-- Start Dataset content --

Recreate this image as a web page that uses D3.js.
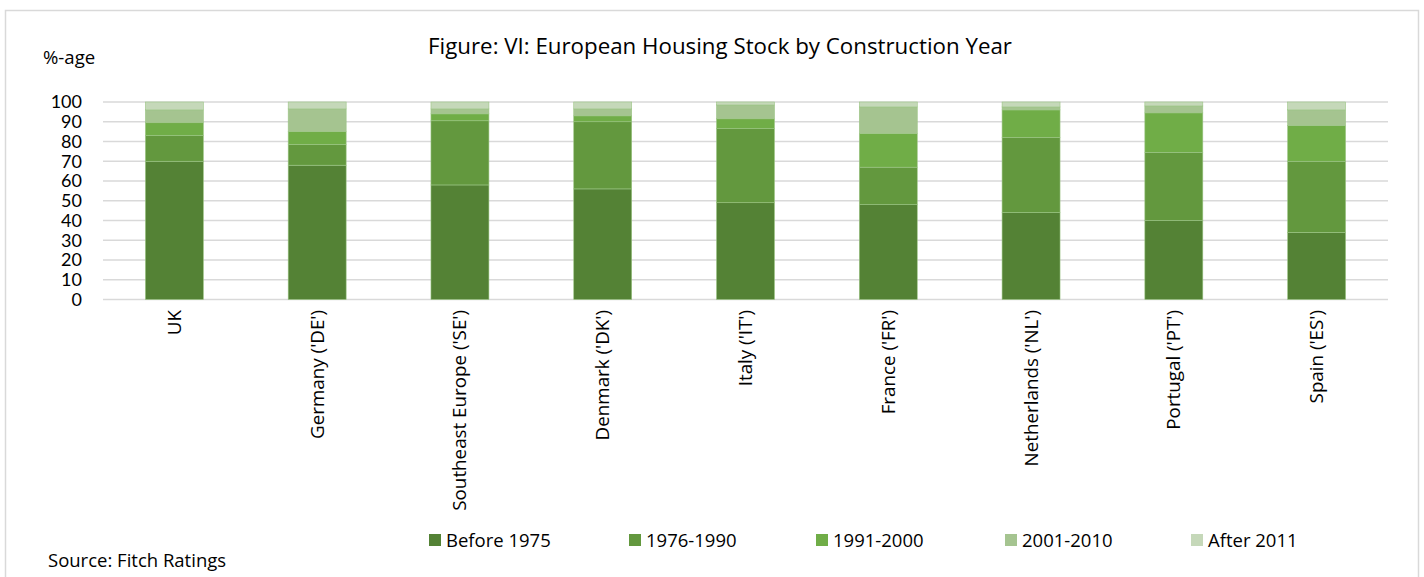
<!DOCTYPE html>
<html lang="en">
<head>
<meta charset="utf-8">
<title>European Housing Stock by Construction Year</title>
<script src="https://cdn.jsdelivr.net/npm/d3@7"></script>
<style>
  body { margin: 0; background: #fff; }
  text { font-family: "Open Sans", sans-serif; fill: #000; }
</style>
</head>
<body>
<script>
// data
var countries = ["UK", "Germany ('DE')", "Southeast Europe ('SE')", "Denmark ('DK')", "Italy ('IT')",
                 "France ('FR')", "Netherlands ('NL')", "Portugal ('PT')", "Spain ('ES')"];
var periods = ["Before 1975", "1976-1990", "1991-2000", "2001-2010", "After 2011"];
var before1975 = [70, 68, 58, 56, 49, 48, 44, 40, 34];
var y1976_1990 = [13, 10.5, 32.5, 34, 37.5, 19, 38, 34.5, 36];
var y1991_2000 = [6.5, 6.5, 3.5, 3, 5, 17, 14, 20, 18];
var y2001_2010 = [6.5, 11.5, 2.5, 3.5, 7, 13.5, 1.5, 3.5, 8];
var after2011  = [4, 3.5, 3.5, 3.5, 1.5, 2.5, 2.5, 2, 4];
var yTicks = [0, 10, 20, 30, 40, 50, 60, 70, 80, 90, 100];
var colors = ["#548235", "#63983e", "#70ad47", "#a5c490", "#c5d8b9"];

var W = 1424, H = 577;
var margin = {left: 103, right: 36, top: 102, bottom: 276};

var rows = countries.map(function(c, i) {
    return {country: c, "Before 1975": before1975[i], "1976-1990": y1976_1990[i],
            "1991-2000": y1991_2000[i], "2001-2010": y2001_2010[i], "After 2011": after2011[i]};
});

var svg = d3.select("body").append("svg").attr("width", W).attr("height", H);

// outer frame
svg.append("rect").attr("x", 5.5).attr("y", 10.5).attr("width", 1413).attr("height", 600)
    .attr("fill", "none").attr("stroke", "#d9d9d9").attr("stroke-width", 1.5);

var x = d3.scaleBand().domain(countries)
    .range([margin.left, W - margin.right])
    .paddingInner(0.594).paddingOuter(0.297);
var y = d3.scaleLinear().domain([0, 100]).range([H - margin.bottom + 0.5 - 2, margin.top]);

// gridlines
svg.append("g").selectAll("line").data(yTicks).enter().append("line")
    .attr("x1", margin.left).attr("x2", W - margin.right)
    .attr("y1", function(d) { return y(d); }).attr("y2", function(d) { return y(d); })
    .attr("stroke", "#d9d9d9").attr("stroke-width", 1.5);

// y axis labels
var yAxis = d3.axisLeft(y).tickValues(yTicks).tickSize(0).tickPadding(0);
var gy = svg.append("g").attr("transform", "translate(" + 82 + ",0)").call(yAxis);
gy.select(".domain").remove();
gy.selectAll("text").style("font-size", "18px").style("font-family", "Lato, sans-serif").attr("fill", "#000");

// stacked bars
var stack = d3.stack().keys(periods)(rows);
svg.append("g").selectAll("g").data(stack).enter().append("g")
    .attr("fill", function(d, i) { return colors[i]; })
    .selectAll("rect").data(function(d) { return d; }).enter().append("rect")
    .attr("x", function(d) { return x(d.data.country); })
    .attr("width", x.bandwidth())
    .attr("y", function(d) { return y(d[1]); })
    .attr("height", function(d) { return y(d[0]) - y(d[1]); })
    .attr("stroke", "#9cc585").attr("stroke-width", 0.6);

// rotated category labels
svg.append("g").selectAll("text").data(countries).enter().append("text")
    .attr("transform", function(d) {
        return "translate(" + (x(d) + x.bandwidth() / 2 + 6.5) + "," + 310 + ") rotate(-90)";
    })
    .attr("text-anchor", "end")
    .style("font-size", "18.8px")
    .text(function(d) { return d; });

// title and axis title
svg.append("text").attr("x", 720).attr("y", 54).attr("text-anchor", "middle")
    .style("font-size", "22.3px").text("Figure: VI: European Housing Stock by Construction Year");
svg.append("text").attr("x", 43).attr("y", 64).style("font-size", "18.6px").text("%-age");

// legend
var legendX = [429, 629, 816, 1005, 1191];
var lg = svg.append("g").selectAll("g").data(periods).enter().append("g")
    .attr("transform", function(d, i) { return "translate(" + legendX[i] + ",534)"; });
lg.append("rect").attr("width", 12).attr("height", 12)
    .attr("fill", function(d, i) { return colors[i]; });
lg.append("text").attr("x", 17).attr("y", 12.5).style("font-size", "18.5px").text(function(d) { return d; });

// source
svg.append("text").attr("x", 48).attr("y", 567).style("font-size", "18.5px").text("Source: Fitch Ratings");
</script>
</body>
</html>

-- End Dataset content --

# Task
Output the material word for word, omitting its pictures.

# Task output
Recreate this image as a web page that uses D3.js.
<!DOCTYPE html>
<html lang="en">
<head>
<meta charset="utf-8">
<title>European Housing Stock by Construction Year</title>
<script src="https://cdn.jsdelivr.net/npm/d3@7"></script>
<style>
  body { margin: 0; background: #fff; }
  text { font-family: "Open Sans", sans-serif; fill: #000; }
</style>
</head>
<body>
<script>
// data
var countries = ["UK", "Germany ('DE')", "Southeast Europe ('SE')", "Denmark ('DK')", "Italy ('IT')",
                 "France ('FR')", "Netherlands ('NL')", "Portugal ('PT')", "Spain ('ES')"];
var periods = ["Before 1975", "1976-1990", "1991-2000", "2001-2010", "After 2011"];
var before1975 = [70, 68, 58, 56, 49, 48, 44, 40, 34];
var y1976_1990 = [13, 10.5, 32.5, 34, 37.5, 19, 38, 34.5, 36];
var y1991_2000 = [6.5, 6.5, 3.5, 3, 5, 17, 14, 20, 18];
var y2001_2010 = [6.5, 11.5, 2.5, 3.5, 7, 13.5, 1.5, 3.5, 8];
var after2011  = [4, 3.5, 3.5, 3.5, 1.5, 2.5, 2.5, 2, 4];
var yTicks = [0, 10, 20, 30, 40, 50, 60, 70, 80, 90, 100];
var colors = ["#548235", "#63983e", "#70ad47", "#a5c490", "#c5d8b9"];

var W = 1424, H = 577;
var margin = {left: 103, right: 36, top: 102, bottom: 276};

var rows = countries.map(function(c, i) {
    return {country: c, "Before 1975": before1975[i], "1976-1990": y1976_1990[i],
            "1991-2000": y1991_2000[i], "2001-2010": y2001_2010[i], "After 2011": after2011[i]};
});

var svg = d3.select("body").append("svg").attr("width", W).attr("height", H);

// outer frame
svg.append("rect").attr("x", 5.5).attr("y", 10.5).attr("width", 1413).attr("height", 600)
    .attr("fill", "none").attr("stroke", "#d9d9d9").attr("stroke-width", 1.5);

var x = d3.scaleBand().domain(countries)
    .range([margin.left, W - margin.right])
    .paddingInner(0.594).paddingOuter(0.297);
var y = d3.scaleLinear().domain([0, 100]).range([H - margin.bottom + 0.5 - 2, margin.top]);

// gridlines
svg.append("g").selectAll("line").data(yTicks).enter().append("line")
    .attr("x1", margin.left).attr("x2", W - margin.right)
    .attr("y1", function(d) { return y(d); }).attr("y2", function(d) { return y(d); })
    .attr("stroke", "#d9d9d9").attr("stroke-width", 1.5);

// y axis labels
var yAxis = d3.axisLeft(y).tickValues(yTicks).tickSize(0).tickPadding(0);
var gy = svg.append("g").attr("transform", "translate(" + 82 + ",0)").call(yAxis);
gy.select(".domain").remove();
gy.selectAll("text").style("font-size", "18px").style("font-family", "Lato, sans-serif").attr("fill", "#000");

// stacked bars
var stack = d3.stack().keys(periods)(rows);
svg.append("g").selectAll("g").data(stack).enter().append("g")
    .attr("fill", function(d, i) { return colors[i]; })
    .selectAll("rect").data(function(d) { return d; }).enter().append("rect")
    .attr("x", function(d) { return x(d.data.country); })
    .attr("width", x.bandwidth())
    .attr("y", function(d) { return y(d[1]); })
    .attr("height", function(d) { return y(d[0]) - y(d[1]); })
    .attr("stroke", "#9cc585").attr("stroke-width", 0.6);

// rotated category labels
svg.append("g").selectAll("text").data(countries).enter().append("text")
    .attr("transform", function(d) {
        return "translate(" + (x(d) + x.bandwidth() / 2 + 6.5) + "," + 310 + ") rotate(-90)";
    })
    .attr("text-anchor", "end")
    .style("font-size", "18.8px")
    .text(function(d) { return d; });

// title and axis title
svg.append("text").attr("x", 720).attr("y", 54).attr("text-anchor", "middle")
    .style("font-size", "22.3px").text("Figure: VI: European Housing Stock by Construction Year");
svg.append("text").attr("x", 43).attr("y", 64).style("font-size", "18.6px").text("%-age");

// legend
var legendX = [429, 629, 816, 1005, 1191];
var lg = svg.append("g").selectAll("g").data(periods).enter().append("g")
    .attr("transform", function(d, i) { return "translate(" + legendX[i] + ",534)"; });
lg.append("rect").attr("width", 12).attr("height", 12)
    .attr("fill", function(d, i) { return colors[i]; });
lg.append("text").attr("x", 17).attr("y", 12.5).style("font-size", "18.5px").text(function(d) { return d; });

// source
svg.append("text").attr("x", 48).attr("y", 567).style("font-size", "18.5px").text("Source: Fitch Ratings");
</script>
</body>
</html>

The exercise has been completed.